The financial outlook of some projects are additionally bleak in the operational phase. Many dam projects are originally born out of public-private partnerships to facilitate construction and early dam management at a reasonable cost. Preceding a fixed period of private operation, corporations assign the dam back to the national government for oversight—by this time, dam infrastructure can be overrun by an unmanageable level of sediment that sometimes renders the project altogether inoperable. In these cases, national governments are left to bear these renovation costs accompanying privately-operated dam projects. Because hydroelectric energy ventures are historically highly subsidized to ensure energy is affordable for consumers, Mekong Basin governments cannot justify hydroelectric projects that encounter exorbitant fiscal complications.  

The Mekong-U.S. Partnership serves as the linchpin of United States foreign policy in the Mekong region. Among other strategic efforts, the partnership aims to align with ASEAN regional outlooks, foster sustainable development practices, and provide necessary infrastructure and energy investment to lower basin states. Since 2009, the United States has spent nearly $120 million on its Lower Mekong Initiative to strengthen water management, improve health systems, and support education in Mekong communities.

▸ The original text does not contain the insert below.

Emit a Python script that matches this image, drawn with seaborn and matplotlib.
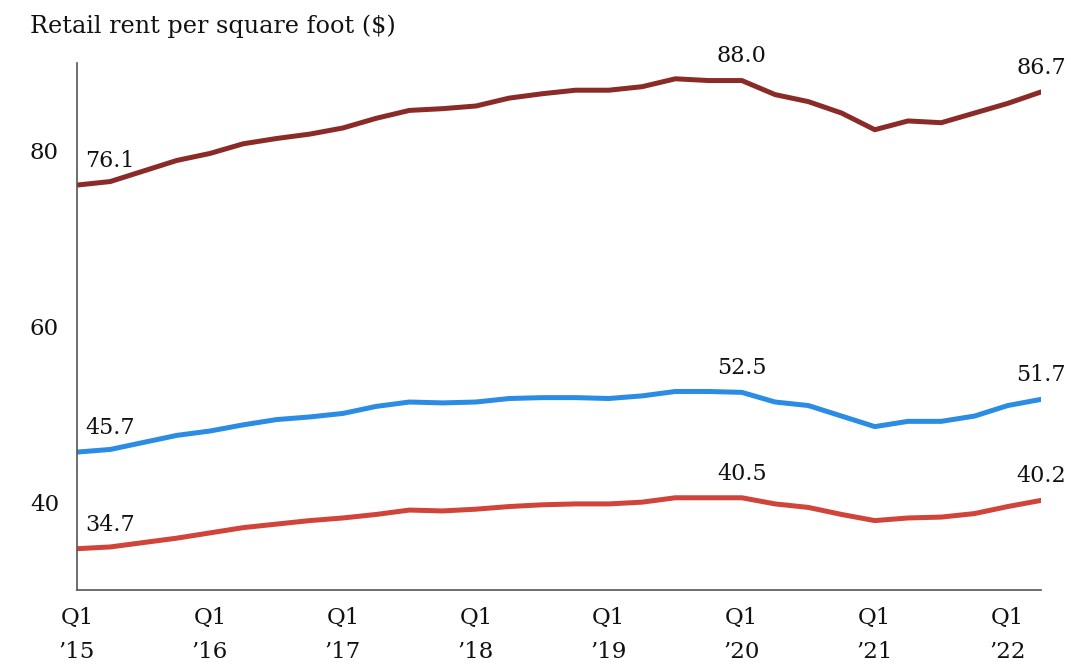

In recent years, U.S. involvement has been fueled by China’s increased upstream water consumption and development of the Lancang Mekong Cooperation, a cooperation many believe is intended to rival the existing coalition of basin states, the Mekong River Commission. In this contentious battle of diplomatic watershed alliances, the prevailing governing body will control the direction of scientific findings and environmental policy which affect future development along the river.    

Thankfully, the Mekong River Basin can learn from these oversights. The Association of Southeast Asian Nations (ASEAN) is working hard to diversify economic opportunity, forage relationships with other regional entities, and facilitate targeted initiatives to remedy ecological damages. Environmental impact assessments of hydroelectric power feasibility, regional demand projections, and the economic value of fishing and other in-stream uses have become common practice for the Mekong River Commission. Implementing monitoring programs of a given dam project’s downstream economic and environmental effects are also crucial to crafting intelligent technical guidelines for basin-wide ecological management protocol. Fish passages and sediments gates are viable mechanisms to mitigate disastrous ecological impacts. The Mekong River is a powerful, resilient force of nature sustaining Southeastern Asia’s populations for centuries—adaptations to a changing climate and growing population are critical to the system’s survival and stable diplomatic relations among Southeastern Asian nations.